Older men also placed less importance than younger men on a partner with a steady income. But the opposite was true of women. Women's preference for a man with a steady income was weakest at age 18, increased up to age 40, then slowly declined. However, it remained higher among 56- to 65-year-olds than 18- to 25-year-olds, the study found.

Also, men who were wealthier and more educated placed more importance on having a good looking or slender partner, but showed little difference in preference when it came to partner income.

On the other hand, in one study of the Universidad Nacional de Colombia (UNal) in Bogotá Psychologist Leonardo Moreno from a sample of 1,468 Cosmopolitan magazine publications on looking for a partner. He determined that when it comes to searching for a love partner both men (43.22%) and women (48.22%) give priority to psychological attributes such as personality traits, hobbies and a sense of humor.

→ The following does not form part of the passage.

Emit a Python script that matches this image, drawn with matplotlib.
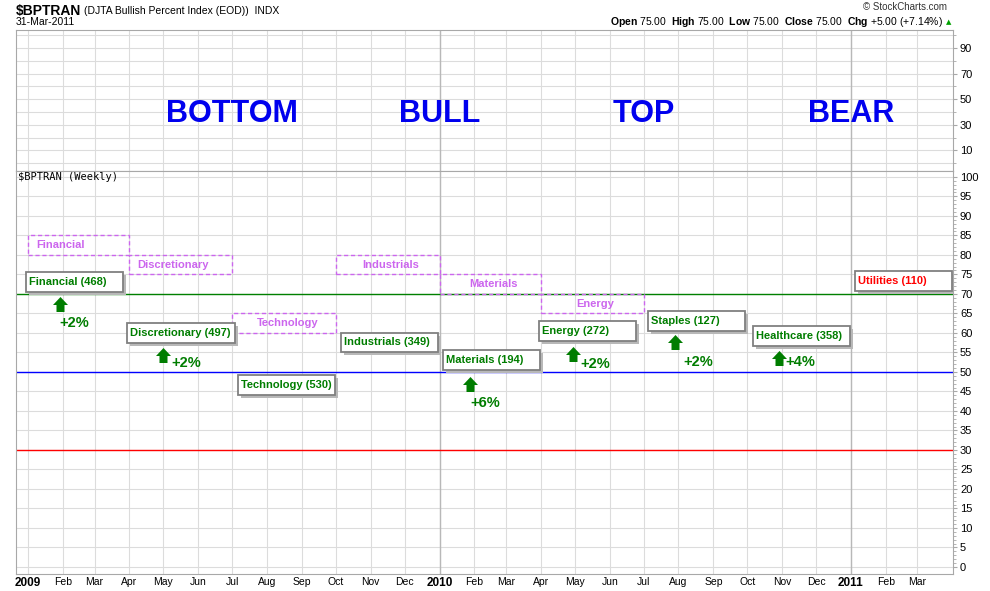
import matplotlib
matplotlib.use("Agg")
import matplotlib.pyplot as plt
import matplotlib.dates as mdates
from matplotlib.patches import Rectangle
from matplotlib.path import Path
from matplotlib import transforms
import pandas as pd

plt.rcParams['font.family'] = ['Liberation Sans', 'DejaVu Sans']
plt.rcParams['mathtext.fontset'] = 'custom'
plt.rcParams['mathtext.rm'] = 'Liberation Sans'
plt.rcParams['mathtext.bf'] = 'Liberation Sans:bold'

# market phases (top panel)
phases = ['BOTTOM', 'BULL', 'TOP', 'BEAR']
phase_dates = ['2009-07-01', '2010-01-01', '2010-07-01', '2011-01-01']

# model sector rotation (dashed boxes)
model_sectors = ['Financial', 'Discretionary', 'Technology', 'Industrials', 'Materials', 'Energy']
model_start = ['2009-01-01', '2009-04-01', '2009-07-01', '2009-10-01', '2010-01-01', '2010-04-01']
model_end = ['2009-04-01', '2009-07-01', '2009-10-01', '2010-01-01', '2010-04-01', '2010-07-01']
model_low = [80, 75, 60, 75, 70, 65]
model_high = [85, 80, 65, 80, 75, 70]

# actual leading sectors (solid boxes)
pick_labels = ['Financial (468)', 'Discretionary (497)', 'Technology (530)', 'Industrials (349)',
               'Materials (194)', 'Energy (272)', 'Staples (127)', 'Healthcare (358)', 'Utilities (110)']
pick_dates = ['2008-12-30', '2009-03-30', '2009-07-06', '2009-10-06', '2010-01-04',
              '2010-03-30', '2010-07-05', '2010-10-06', '2011-01-05']
pick_levels = [70.5, 57.5, 44.2, 55.1, 50.5, 58.0, 60.5, 56.7, 70.8]

# gains
gains = ['+2%', '+2%', '+6%', '+2%', '+2%', '+4%']
gain_dates = ['2009-01-29', '2009-05-01', '2010-01-28', '2010-04-29', '2010-07-29', '2010-10-29']
gain_levels = [67.3, 54.4, 46.8, 54.7, 57.6, 53.5]
gain_text_dates = ['2009-01-29', '2009-05-08', '2010-01-28', '2010-05-06', '2010-08-05', '2010-11-04']
gain_text_levels = [62.6, 52.3, 42.1, 52.1, 52.6, 52.6]

# reference levels
ref_levels = [70, 50, 30]
ref_colors = ['#008000', '#0000ff', '#ff0000']

GREEN = '#007d00'
VIOLET = '#cc66ee'
GRID = '#dcdcdc'
SPINE = '#a8a8a8'

W, H = 990, 591
fig = plt.figure(figsize=(W / 100, H / 100), dpi=100)


def place(l, t, r, b):
    return [l / W, 1 - b / H, (r - l) / W, (b - t) / H]


ax_top = fig.add_axes(place(16, 30, 953, 171))
ax = fig.add_axes(place(16, 171, 953, 574), sharex=ax_top)

months = pd.date_range('2009-01-01', '2011-03-01', freq='MS')
xlabels = [str(m.year) if m.month == 1 else m.strftime('%b') for m in months]

for a in (ax_top, ax):
    a.set_axisbelow(True)
    a.yaxis.tick_right()
    for s in a.spines.values():
        s.set_color(SPINE)
    a.set_xticks(months)
    a.grid(True, which='both', color=GRID, lw=0.8)
    for y in ['2010-01-01', '2011-01-01']:
        a.axvline(pd.Timestamp(y), color='#b8b8b8', lw=1.0, zorder=0.6)
    a.tick_params(axis='y', which='both', color=SPINE, labelsize=8, pad=2)
    a.tick_params(axis='y', which='major', length=3)
    a.tick_params(axis='y', which='minor', length=2)
    a.tick_params(axis='x', length=0)

ax.set_xlim(pd.Timestamp('2008-12-21 08:00'), pd.Timestamp('2011-04-01 12:00'))

# top panel
ax_top.set_ylim(-6, 104)
ax_top.set_yticks([10, 30, 50, 70, 90])
ax_top.set_yticks([0, 20, 40, 60, 80, 100], minor=True)
ax_top.tick_params(labelbottom=False)
for name, d in zip(phases, phase_dates):
    ax_top.text(pd.Timestamp(d), 38.5, name, ha='center', va='center', fontsize=22,
                fontweight='bold', color='#0000ee')

# bottom panel
ax.set_ylim(-1.8, 101.5)
ax.set_yticks(range(0, 101, 5))
ax.set_yticks(range(0, 101), minor=True)
ax.grid(False, which='minor')
ax.set_xticklabels(xlabels)
ax.tick_params(axis='x', labelsize=7.5, pad=2)
for lbl, m in zip(ax.get_xticklabels(), months):
    if m.month == 1:
        lbl.set_fontweight('bold')
        lbl.set_fontsize(8.5)

for lvl, c in zip(ref_levels, ref_colors):
    ax.axhline(lvl, color=c, lw=1.0, zorder=1)

ax.text(2 / 937, 1 - 6 / 403, r'\$BPTRAN (Weekly)', transform=ax.transAxes,
        fontsize=7.5, family='DejaVu Sans Mono', va='center', ha='left')

# model rotation boxes
for name, s, e, lo, hi in zip(model_sectors, model_start, model_end, model_low, model_high):
    xs, xe = mdates.date2num(pd.Timestamp(s)), mdates.date2num(pd.Timestamp(e))
    ax.add_patch(Rectangle((xs, lo), xe - xs, hi - lo, fill=False, ec=VIOLET,
                           ls=(0, (3, 2)), lw=1.0, zorder=2))
    if name in ('Financial', 'Discretionary'):
        ax.annotate(name, (xs, (lo + hi) / 2), xytext=(8, 0), textcoords='offset pixels',
                    ha='left', va='center', fontsize=8, fontweight='bold', color=VIOLET)
    else:
        ax.text((xs + xe) / 2 + 3, (lo + hi) / 2, name, ha='center', va='center',
                fontsize=8, fontweight='bold', color=VIOLET)

# actual picks: boxes sized to at least 97 px, wider if the text needs it
renderer = fig.canvas.get_renderer()
xl = ax.get_xlim()
px_per_day = ax.get_window_extent(renderer).width / (xl[1] - xl[0])
shadow = transforms.offset_copy(ax.transData, fig=fig, x=3, y=-3, units='dots')
for lab, d, lvl in zip(pick_labels, pick_dates, pick_levels):
    xd = mdates.date2num(pd.Timestamp(d))
    col = '#ff0000' if lab.startswith('Utilities') else GREEN
    t = ax.annotate(lab, (xd, lvl + 2.5), xytext=(3, 0), textcoords='offset pixels',
                    ha='left', va='center', fontsize=8, fontweight='bold', color=col, zorder=5)
    wpx = max(97, t.get_window_extent(renderer).width + 7)
    wd = wpx / px_per_day
    ax.add_patch(Rectangle((xd, lvl), wd, 5, transform=shadow, fc='#b8b8b8', ec='none', zorder=3))
    ax.add_patch(Rectangle((xd, lvl), wd, 5, fc='white', ec='#808080', lw=1.3, zorder=4))

# up arrows
arrow = Path([(-4, -7.5), (4, -7.5), (4, -0.5), (7.5, -0.5), (0, 7.5),
              (-7.5, -0.5), (-4, -0.5), (-4, -7.5)])
ax.plot(pd.to_datetime(gain_dates), gain_levels, ls='none', marker=arrow,
        markersize=10.8, color=GREEN, mec='none', zorder=5)
for g, d, lvl in zip(gains, gain_text_dates, gain_text_levels):
    ax.text(pd.Timestamp(d), lvl, g, ha='left', va='center', fontsize=10.5,
            fontweight='bold', color=GREEN, zorder=5)

# header
t1 = fig.text(16 / W, 1 - 11 / H, r'\$BPTRAN', fontsize=10, fontweight='bold', va='center')
ax.annotate('(DJTA Bullish Percent Index (EOD))  INDX', xy=(1, 0.5), xycoords=t1,
            xytext=(3, 0), textcoords='offset pixels', fontsize=7.5, va='center',
            annotation_clip=False)
fig.text(16 / W, 1 - 22 / H, '31-Mar-2011', fontsize=7.5, va='center')
fig.text(947 / W, 1 - 7 / H, '\u00a9 StockCharts.com', fontsize=7, ha='right', va='center',
         color='#333333')
fig.text(943 / W, 1 - 22 / H,
         r'$\mathbf{Open}$ 75.00  $\mathbf{High}$ 75.00  $\mathbf{Low}$ 75.00  '
         r'$\mathbf{Close}$ 75.00  $\mathbf{Chg}$ +5.00 (+7.14%)',
         fontsize=7.5, ha='right', va='center')
fig.text(949 / W, 1 - 22 / H, '\u25b2', fontsize=5, ha='center', va='center',
         color='#00a000', family='DejaVu Sans')

fig.savefig('out.png', dpi=100)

However, there are notable differences. For instance, 30.66% of the publications, men demand physical attributes, in comparison to only 17.81% of the women’s ads.

Meanwhile, 19.28% of women request status, i.e. education, purchasing power, intelligence and a stable financial future; something only requested by 8.94% of the men.

While studies like this seem to confirm the most tired clichés of what men and women want, it's worth bearing in mind that what people say they want doesn't always match up with whom they choose.

"There is debate among scientists about whether stated preferences are meaningful, for example, whether they predict real partner choices," Dr Zietsch said.

Nevertheless, things like intelligence, kindness, dependability, emotional stability, good health; also mutual attraction and love; these are the things that both men and women wanted in both studies.